=== Exercise objective ===
Return the whole listing, line for line, without the pictures in it.

=== Supplied data ===
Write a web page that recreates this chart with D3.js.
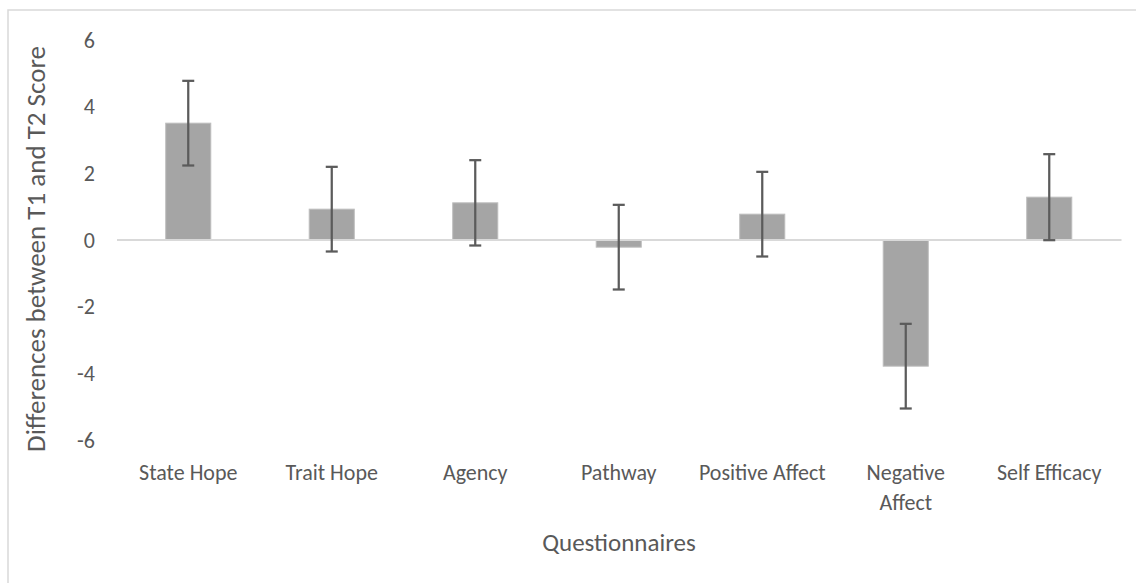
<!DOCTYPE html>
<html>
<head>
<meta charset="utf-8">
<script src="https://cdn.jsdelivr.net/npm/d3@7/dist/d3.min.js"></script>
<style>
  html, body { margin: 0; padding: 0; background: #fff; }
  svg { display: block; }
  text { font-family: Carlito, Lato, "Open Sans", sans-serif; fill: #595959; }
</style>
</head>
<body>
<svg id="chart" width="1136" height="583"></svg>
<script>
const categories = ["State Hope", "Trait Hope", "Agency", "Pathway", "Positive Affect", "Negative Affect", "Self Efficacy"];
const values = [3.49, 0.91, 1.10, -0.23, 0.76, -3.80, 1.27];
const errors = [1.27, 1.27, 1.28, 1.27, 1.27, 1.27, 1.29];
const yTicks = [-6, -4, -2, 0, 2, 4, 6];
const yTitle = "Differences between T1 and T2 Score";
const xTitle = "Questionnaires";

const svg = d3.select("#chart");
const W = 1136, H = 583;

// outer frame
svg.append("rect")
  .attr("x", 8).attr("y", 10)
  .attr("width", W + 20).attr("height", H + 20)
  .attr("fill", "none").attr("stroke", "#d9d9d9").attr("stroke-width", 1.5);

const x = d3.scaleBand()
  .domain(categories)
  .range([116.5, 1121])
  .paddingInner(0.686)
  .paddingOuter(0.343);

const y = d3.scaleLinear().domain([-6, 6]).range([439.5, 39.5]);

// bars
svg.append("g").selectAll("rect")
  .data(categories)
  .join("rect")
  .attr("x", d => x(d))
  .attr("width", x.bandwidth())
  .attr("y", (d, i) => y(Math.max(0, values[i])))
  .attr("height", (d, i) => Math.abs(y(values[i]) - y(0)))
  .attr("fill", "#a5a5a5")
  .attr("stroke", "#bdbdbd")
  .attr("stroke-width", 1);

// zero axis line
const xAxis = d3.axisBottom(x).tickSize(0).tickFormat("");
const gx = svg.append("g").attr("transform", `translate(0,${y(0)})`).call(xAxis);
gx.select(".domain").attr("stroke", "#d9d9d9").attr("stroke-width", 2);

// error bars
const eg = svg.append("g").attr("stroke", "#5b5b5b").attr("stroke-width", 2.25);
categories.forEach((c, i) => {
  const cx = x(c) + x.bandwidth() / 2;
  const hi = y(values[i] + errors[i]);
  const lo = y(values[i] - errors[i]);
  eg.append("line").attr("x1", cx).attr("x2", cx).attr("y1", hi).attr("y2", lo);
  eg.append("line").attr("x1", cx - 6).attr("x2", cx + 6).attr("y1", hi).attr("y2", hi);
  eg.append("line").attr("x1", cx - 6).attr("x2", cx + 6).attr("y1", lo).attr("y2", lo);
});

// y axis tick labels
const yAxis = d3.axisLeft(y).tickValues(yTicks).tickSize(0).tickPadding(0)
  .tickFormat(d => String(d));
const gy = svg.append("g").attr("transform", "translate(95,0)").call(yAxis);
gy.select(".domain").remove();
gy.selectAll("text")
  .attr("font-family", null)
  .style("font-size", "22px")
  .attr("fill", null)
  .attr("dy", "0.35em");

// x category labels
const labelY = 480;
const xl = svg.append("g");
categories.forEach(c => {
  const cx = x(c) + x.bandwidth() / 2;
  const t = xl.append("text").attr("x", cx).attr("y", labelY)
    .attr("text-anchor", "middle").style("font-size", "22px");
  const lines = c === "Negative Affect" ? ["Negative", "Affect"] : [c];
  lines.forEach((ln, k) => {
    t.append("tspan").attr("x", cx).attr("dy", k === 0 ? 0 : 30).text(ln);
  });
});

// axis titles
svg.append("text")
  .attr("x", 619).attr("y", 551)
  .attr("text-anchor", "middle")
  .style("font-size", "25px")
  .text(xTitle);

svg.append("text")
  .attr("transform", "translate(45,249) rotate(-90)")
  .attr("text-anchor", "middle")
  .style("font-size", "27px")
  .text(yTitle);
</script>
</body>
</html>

=== Task answer ===
Write a web page that recreates this chart with D3.js.
<!DOCTYPE html>
<html>
<head>
<meta charset="utf-8">
<script src="https://cdn.jsdelivr.net/npm/d3@7/dist/d3.min.js"></script>
<style>
  html, body { margin: 0; padding: 0; background: #fff; }
  svg { display: block; }
  text { font-family: Carlito, Lato, "Open Sans", sans-serif; fill: #595959; }
</style>
</head>
<body>
<svg id="chart" width="1136" height="583"></svg>
<script>
const categories = ["State Hope", "Trait Hope", "Agency", "Pathway", "Positive Affect", "Negative Affect", "Self Efficacy"];
const values = [3.49, 0.91, 1.10, -0.23, 0.76, -3.80, 1.27];
const errors = [1.27, 1.27, 1.28, 1.27, 1.27, 1.27, 1.29];
const yTicks = [-6, -4, -2, 0, 2, 4, 6];
const yTitle = "Differences between T1 and T2 Score";
const xTitle = "Questionnaires";

const svg = d3.select("#chart");
const W = 1136, H = 583;

// outer frame
svg.append("rect")
  .attr("x", 8).attr("y", 10)
  .attr("width", W + 20).attr("height", H + 20)
  .attr("fill", "none").attr("stroke", "#d9d9d9").attr("stroke-width", 1.5);

const x = d3.scaleBand()
  .domain(categories)
  .range([116.5, 1121])
  .paddingInner(0.686)
  .paddingOuter(0.343);

const y = d3.scaleLinear().domain([-6, 6]).range([439.5, 39.5]);

// bars
svg.append("g").selectAll("rect")
  .data(categories)
  .join("rect")
  .attr("x", d => x(d))
  .attr("width", x.bandwidth())
  .attr("y", (d, i) => y(Math.max(0, values[i])))
  .attr("height", (d, i) => Math.abs(y(values[i]) - y(0)))
  .attr("fill", "#a5a5a5")
  .attr("stroke", "#bdbdbd")
  .attr("stroke-width", 1);

// zero axis line
const xAxis = d3.axisBottom(x).tickSize(0).tickFormat("");
const gx = svg.append("g").attr("transform", `translate(0,${y(0)})`).call(xAxis);
gx.select(".domain").attr("stroke", "#d9d9d9").attr("stroke-width", 2);

// error bars
const eg = svg.append("g").attr("stroke", "#5b5b5b").attr("stroke-width", 2.25);
categories.forEach((c, i) => {
  const cx = x(c) + x.bandwidth() / 2;
  const hi = y(values[i] + errors[i]);
  const lo = y(values[i] - errors[i]);
  eg.append("line").attr("x1", cx).attr("x2", cx).attr("y1", hi).attr("y2", lo);
  eg.append("line").attr("x1", cx - 6).attr("x2", cx + 6).attr("y1", hi).attr("y2", hi);
  eg.append("line").attr("x1", cx - 6).attr("x2", cx + 6).attr("y1", lo).attr("y2", lo);
});

// y axis tick labels
const yAxis = d3.axisLeft(y).tickValues(yTicks).tickSize(0).tickPadding(0)
  .tickFormat(d => String(d));
const gy = svg.append("g").attr("transform", "translate(95,0)").call(yAxis);
gy.select(".domain").remove();
gy.selectAll("text")
  .attr("font-family", null)
  .style("font-size", "22px")
  .attr("fill", null)
  .attr("dy", "0.35em");

// x category labels
const labelY = 480;
const xl = svg.append("g");
categories.forEach(c => {
  const cx = x(c) + x.bandwidth() / 2;
  const t = xl.append("text").attr("x", cx).attr("y", labelY)
    .attr("text-anchor", "middle").style("font-size", "22px");
  const lines = c === "Negative Affect" ? ["Negative", "Affect"] : [c];
  lines.forEach((ln, k) => {
    t.append("tspan").attr("x", cx).attr("dy", k === 0 ? 0 : 30).text(ln);
  });
});

// axis titles
svg.append("text")
  .attr("x", 619).attr("y", 551)
  .attr("text-anchor", "middle")
  .style("font-size", "25px")
  .text(xTitle);

svg.append("text")
  .attr("transform", "translate(45,249) rotate(-90)")
  .attr("text-anchor", "middle")
  .style("font-size", "27px")
  .text(yTitle);
</script>
</body>
</html>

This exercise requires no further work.